**DESCRIPTION OF THE TASK**. Below is a block of data; give all of it again word for word.

··········

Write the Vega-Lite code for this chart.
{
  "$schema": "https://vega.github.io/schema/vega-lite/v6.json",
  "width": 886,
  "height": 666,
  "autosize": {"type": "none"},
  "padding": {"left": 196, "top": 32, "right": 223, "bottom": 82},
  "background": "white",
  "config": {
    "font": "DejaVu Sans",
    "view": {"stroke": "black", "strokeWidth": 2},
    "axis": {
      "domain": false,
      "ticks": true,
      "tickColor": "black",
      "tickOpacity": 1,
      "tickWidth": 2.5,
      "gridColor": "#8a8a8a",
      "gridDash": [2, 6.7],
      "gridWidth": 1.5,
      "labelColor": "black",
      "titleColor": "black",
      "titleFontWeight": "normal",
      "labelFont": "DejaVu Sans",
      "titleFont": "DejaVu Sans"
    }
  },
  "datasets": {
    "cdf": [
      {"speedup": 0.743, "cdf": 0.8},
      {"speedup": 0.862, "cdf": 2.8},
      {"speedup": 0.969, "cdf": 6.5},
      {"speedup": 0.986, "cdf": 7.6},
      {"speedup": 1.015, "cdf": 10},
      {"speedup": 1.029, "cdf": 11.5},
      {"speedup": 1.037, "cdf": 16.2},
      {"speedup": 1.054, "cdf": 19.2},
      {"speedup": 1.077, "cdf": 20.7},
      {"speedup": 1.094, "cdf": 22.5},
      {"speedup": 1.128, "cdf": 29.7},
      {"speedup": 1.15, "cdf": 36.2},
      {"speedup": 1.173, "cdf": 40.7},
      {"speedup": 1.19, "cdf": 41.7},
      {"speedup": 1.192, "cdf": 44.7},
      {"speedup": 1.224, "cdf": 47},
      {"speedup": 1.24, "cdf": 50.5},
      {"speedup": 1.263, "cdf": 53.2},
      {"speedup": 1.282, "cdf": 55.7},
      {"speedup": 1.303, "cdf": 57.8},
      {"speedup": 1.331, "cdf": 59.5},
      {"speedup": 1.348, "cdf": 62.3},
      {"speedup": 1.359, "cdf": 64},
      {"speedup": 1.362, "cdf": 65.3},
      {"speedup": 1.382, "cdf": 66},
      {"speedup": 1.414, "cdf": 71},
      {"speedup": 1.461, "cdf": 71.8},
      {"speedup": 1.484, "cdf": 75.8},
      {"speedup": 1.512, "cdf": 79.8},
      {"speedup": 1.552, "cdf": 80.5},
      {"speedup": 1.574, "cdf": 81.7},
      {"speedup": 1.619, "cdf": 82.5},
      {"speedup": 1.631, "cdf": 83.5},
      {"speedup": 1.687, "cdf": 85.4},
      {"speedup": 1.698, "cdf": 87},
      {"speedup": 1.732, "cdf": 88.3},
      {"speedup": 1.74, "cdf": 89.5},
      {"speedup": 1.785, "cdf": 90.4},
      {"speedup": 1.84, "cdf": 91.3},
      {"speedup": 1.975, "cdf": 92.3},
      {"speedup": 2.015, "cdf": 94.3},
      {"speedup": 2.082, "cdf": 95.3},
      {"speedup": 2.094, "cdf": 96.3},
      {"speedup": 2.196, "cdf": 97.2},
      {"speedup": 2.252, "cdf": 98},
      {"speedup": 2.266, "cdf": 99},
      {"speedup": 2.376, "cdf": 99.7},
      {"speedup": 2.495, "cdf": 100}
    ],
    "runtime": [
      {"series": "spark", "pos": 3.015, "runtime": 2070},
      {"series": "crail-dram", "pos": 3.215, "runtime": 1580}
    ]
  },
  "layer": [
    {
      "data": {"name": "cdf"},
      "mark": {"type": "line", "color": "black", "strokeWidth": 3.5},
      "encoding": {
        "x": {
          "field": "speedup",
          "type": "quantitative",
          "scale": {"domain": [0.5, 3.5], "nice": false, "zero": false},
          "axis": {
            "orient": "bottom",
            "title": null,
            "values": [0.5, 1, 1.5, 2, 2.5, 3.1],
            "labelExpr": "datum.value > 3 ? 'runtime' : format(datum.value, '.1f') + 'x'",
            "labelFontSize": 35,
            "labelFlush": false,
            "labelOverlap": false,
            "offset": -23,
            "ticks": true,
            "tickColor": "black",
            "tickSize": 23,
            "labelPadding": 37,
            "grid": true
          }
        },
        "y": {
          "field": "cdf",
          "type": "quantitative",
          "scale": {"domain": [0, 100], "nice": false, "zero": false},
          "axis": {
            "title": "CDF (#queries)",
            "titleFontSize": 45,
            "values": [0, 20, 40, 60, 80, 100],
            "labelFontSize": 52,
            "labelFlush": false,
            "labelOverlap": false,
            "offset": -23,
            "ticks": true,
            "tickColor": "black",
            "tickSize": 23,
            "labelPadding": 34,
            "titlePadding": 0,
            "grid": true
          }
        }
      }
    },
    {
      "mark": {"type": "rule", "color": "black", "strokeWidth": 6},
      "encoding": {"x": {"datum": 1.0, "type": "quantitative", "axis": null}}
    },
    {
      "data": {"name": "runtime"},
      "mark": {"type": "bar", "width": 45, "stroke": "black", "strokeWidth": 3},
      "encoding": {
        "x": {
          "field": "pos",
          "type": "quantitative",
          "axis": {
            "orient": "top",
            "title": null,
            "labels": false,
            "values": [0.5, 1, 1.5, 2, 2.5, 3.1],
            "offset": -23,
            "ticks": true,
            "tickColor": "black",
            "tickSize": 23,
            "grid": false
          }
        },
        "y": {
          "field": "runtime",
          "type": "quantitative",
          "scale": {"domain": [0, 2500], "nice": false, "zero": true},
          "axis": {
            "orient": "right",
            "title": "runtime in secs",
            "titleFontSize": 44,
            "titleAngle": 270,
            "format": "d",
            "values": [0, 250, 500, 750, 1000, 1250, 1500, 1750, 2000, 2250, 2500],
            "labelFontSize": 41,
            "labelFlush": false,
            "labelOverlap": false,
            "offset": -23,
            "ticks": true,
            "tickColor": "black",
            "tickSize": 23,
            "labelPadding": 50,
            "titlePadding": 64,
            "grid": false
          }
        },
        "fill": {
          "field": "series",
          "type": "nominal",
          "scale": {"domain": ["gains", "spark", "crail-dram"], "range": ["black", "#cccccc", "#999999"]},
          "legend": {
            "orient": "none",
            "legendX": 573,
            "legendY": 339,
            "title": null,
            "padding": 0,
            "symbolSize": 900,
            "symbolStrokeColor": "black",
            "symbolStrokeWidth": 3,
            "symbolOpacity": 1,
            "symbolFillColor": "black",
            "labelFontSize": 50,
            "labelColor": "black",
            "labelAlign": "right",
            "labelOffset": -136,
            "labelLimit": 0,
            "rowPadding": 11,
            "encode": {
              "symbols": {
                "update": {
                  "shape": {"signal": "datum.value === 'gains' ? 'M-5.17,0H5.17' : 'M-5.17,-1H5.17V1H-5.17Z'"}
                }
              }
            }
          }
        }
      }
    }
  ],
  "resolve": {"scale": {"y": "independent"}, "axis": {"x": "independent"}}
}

··········

**EXERCISE RESULT**.
Write the Vega-Lite code for this chart.
{
  "$schema": "https://vega.github.io/schema/vega-lite/v6.json",
  "width": 886,
  "height": 666,
  "autosize": {"type": "none"},
  "padding": {"left": 196, "top": 32, "right": 223, "bottom": 82},
  "background": "white",
  "config": {
    "font": "DejaVu Sans",
    "view": {"stroke": "black", "strokeWidth": 2},
    "axis": {
      "domain": false,
      "ticks": true,
      "tickColor": "black",
      "tickOpacity": 1,
      "tickWidth": 2.5,
      "gridColor": "#8a8a8a",
      "gridDash": [2, 6.7],
      "gridWidth": 1.5,
      "labelColor": "black",
      "titleColor": "black",
      "titleFontWeight": "normal",
      "labelFont": "DejaVu Sans",
      "titleFont": "DejaVu Sans"
    }
  },
  "datasets": {
    "cdf": [
      {"speedup": 0.743, "cdf": 0.8},
      {"speedup": 0.862, "cdf": 2.8},
      {"speedup": 0.969, "cdf": 6.5},
      {"speedup": 0.986, "cdf": 7.6},
      {"speedup": 1.015, "cdf": 10},
      {"speedup": 1.029, "cdf": 11.5},
      {"speedup": 1.037, "cdf": 16.2},
      {"speedup": 1.054, "cdf": 19.2},
      {"speedup": 1.077, "cdf": 20.7},
      {"speedup": 1.094, "cdf": 22.5},
      {"speedup": 1.128, "cdf": 29.7},
      {"speedup": 1.15, "cdf": 36.2},
      {"speedup": 1.173, "cdf": 40.7},
      {"speedup": 1.19, "cdf": 41.7},
      {"speedup": 1.192, "cdf": 44.7},
      {"speedup": 1.224, "cdf": 47},
      {"speedup": 1.24, "cdf": 50.5},
      {"speedup": 1.263, "cdf": 53.2},
      {"speedup": 1.282, "cdf": 55.7},
      {"speedup": 1.303, "cdf": 57.8},
      {"speedup": 1.331, "cdf": 59.5},
      {"speedup": 1.348, "cdf": 62.3},
      {"speedup": 1.359, "cdf": 64},
      {"speedup": 1.362, "cdf": 65.3},
      {"speedup": 1.382, "cdf": 66},
      {"speedup": 1.414, "cdf": 71},
      {"speedup": 1.461, "cdf": 71.8},
      {"speedup": 1.484, "cdf": 75.8},
      {"speedup": 1.512, "cdf": 79.8},
      {"speedup": 1.552, "cdf": 80.5},
      {"speedup": 1.574, "cdf": 81.7},
      {"speedup": 1.619, "cdf": 82.5},
      {"speedup": 1.631, "cdf": 83.5},
      {"speedup": 1.687, "cdf": 85.4},
      {"speedup": 1.698, "cdf": 87},
      {"speedup": 1.732, "cdf": 88.3},
      {"speedup": 1.74, "cdf": 89.5},
      {"speedup": 1.785, "cdf": 90.4},
      {"speedup": 1.84, "cdf": 91.3},
      {"speedup": 1.975, "cdf": 92.3},
      {"speedup": 2.015, "cdf": 94.3},
      {"speedup": 2.082, "cdf": 95.3},
      {"speedup": 2.094, "cdf": 96.3},
      {"speedup": 2.196, "cdf": 97.2},
      {"speedup": 2.252, "cdf": 98},
      {"speedup": 2.266, "cdf": 99},
      {"speedup": 2.376, "cdf": 99.7},
      {"speedup": 2.495, "cdf": 100}
    ],
    "runtime": [
      {"series": "spark", "pos": 3.015, "runtime": 2070},
      {"series": "crail-dram", "pos": 3.215, "runtime": 1580}
    ]
  },
  "layer": [
    {
      "data": {"name": "cdf"},
      "mark": {"type": "line", "color": "black", "strokeWidth": 3.5},
      "encoding": {
        "x": {
          "field": "speedup",
          "type": "quantitative",
          "scale": {"domain": [0.5, 3.5], "nice": false, "zero": false},
          "axis": {
            "orient": "bottom",
            "title": null,
            "values": [0.5, 1, 1.5, 2, 2.5, 3.1],
            "labelExpr": "datum.value > 3 ? 'runtime' : format(datum.value, '.1f') + 'x'",
            "labelFontSize": 35,
            "labelFlush": false,
            "labelOverlap": false,
            "offset": -23,
            "ticks": true,
            "tickColor": "black",
            "tickSize": 23,
            "labelPadding": 37,
            "grid": true
          }
        },
        "y": {
          "field": "cdf",
          "type": "quantitative",
          "scale": {"domain": [0, 100], "nice": false, "zero": false},
          "axis": {
            "title": "CDF (#queries)",
            "titleFontSize": 45,
            "values": [0, 20, 40, 60, 80, 100],
            "labelFontSize": 52,
            "labelFlush": false,
            "labelOverlap": false,
            "offset": -23,
            "ticks": true,
            "tickColor": "black",
            "tickSize": 23,
            "labelPadding": 34,
            "titlePadding": 0,
            "grid": true
          }
        }
      }
    },
    {
      "mark": {"type": "rule", "color": "black", "strokeWidth": 6},
      "encoding": {"x": {"datum": 1.0, "type": "quantitative", "axis": null}}
    },
    {
      "data": {"name": "runtime"},
      "mark": {"type": "bar", "width": 45, "stroke": "black", "strokeWidth": 3},
      "encoding": {
        "x": {
          "field": "pos",
          "type": "quantitative",
          "axis": {
            "orient": "top",
            "title": null,
            "labels": false,
            "values": [0.5, 1, 1.5, 2, 2.5, 3.1],
            "offset": -23,
            "ticks": true,
            "tickColor": "black",
            "tickSize": 23,
            "grid": false
          }
        },
        "y": {
          "field": "runtime",
          "type": "quantitative",
          "scale": {"domain": [0, 2500], "nice": false, "zero": true},
          "axis": {
            "orient": "right",
            "title": "runtime in secs",
            "titleFontSize": 44,
            "titleAngle": 270,
            "format": "d",
            "values": [0, 250, 500, 750, 1000, 1250, 1500, 1750, 2000, 2250, 2500],
            "labelFontSize": 41,
            "labelFlush": false,
            "labelOverlap": false,
            "offset": -23,
            "ticks": true,
            "tickColor": "black",
            "tickSize": 23,
            "labelPadding": 50,
            "titlePadding": 64,
            "grid": false
          }
        },
        "fill": {
          "field": "series",
          "type": "nominal",
          "scale": {"domain": ["gains", "spark", "crail-dram"], "range": ["black", "#cccccc", "#999999"]},
          "legend": {
            "orient": "none",
            "legendX": 573,
            "legendY": 339,
            "title": null,
            "padding": 0,
            "symbolSize": 900,
            "symbolStrokeColor": "black",
            "symbolStrokeWidth": 3,
            "symbolOpacity": 1,
            "symbolFillColor": "black",
            "labelFontSize": 50,
            "labelColor": "black",
            "labelAlign": "right",
            "labelOffset": -136,
            "labelLimit": 0,
            "rowPadding": 11,
            "encode": {
              "symbols": {
                "update": {
                  "shape": {"signal": "datum.value === 'gains' ? 'M-5.17,0H5.17' : 'M-5.17,-1H5.17V1H-5.17Z'"}
                }
              }
            }
          }
        }
      }
    }
  ],
  "resolve": {"scale": {"y": "independent"}, "axis": {"x": "independent"}}
}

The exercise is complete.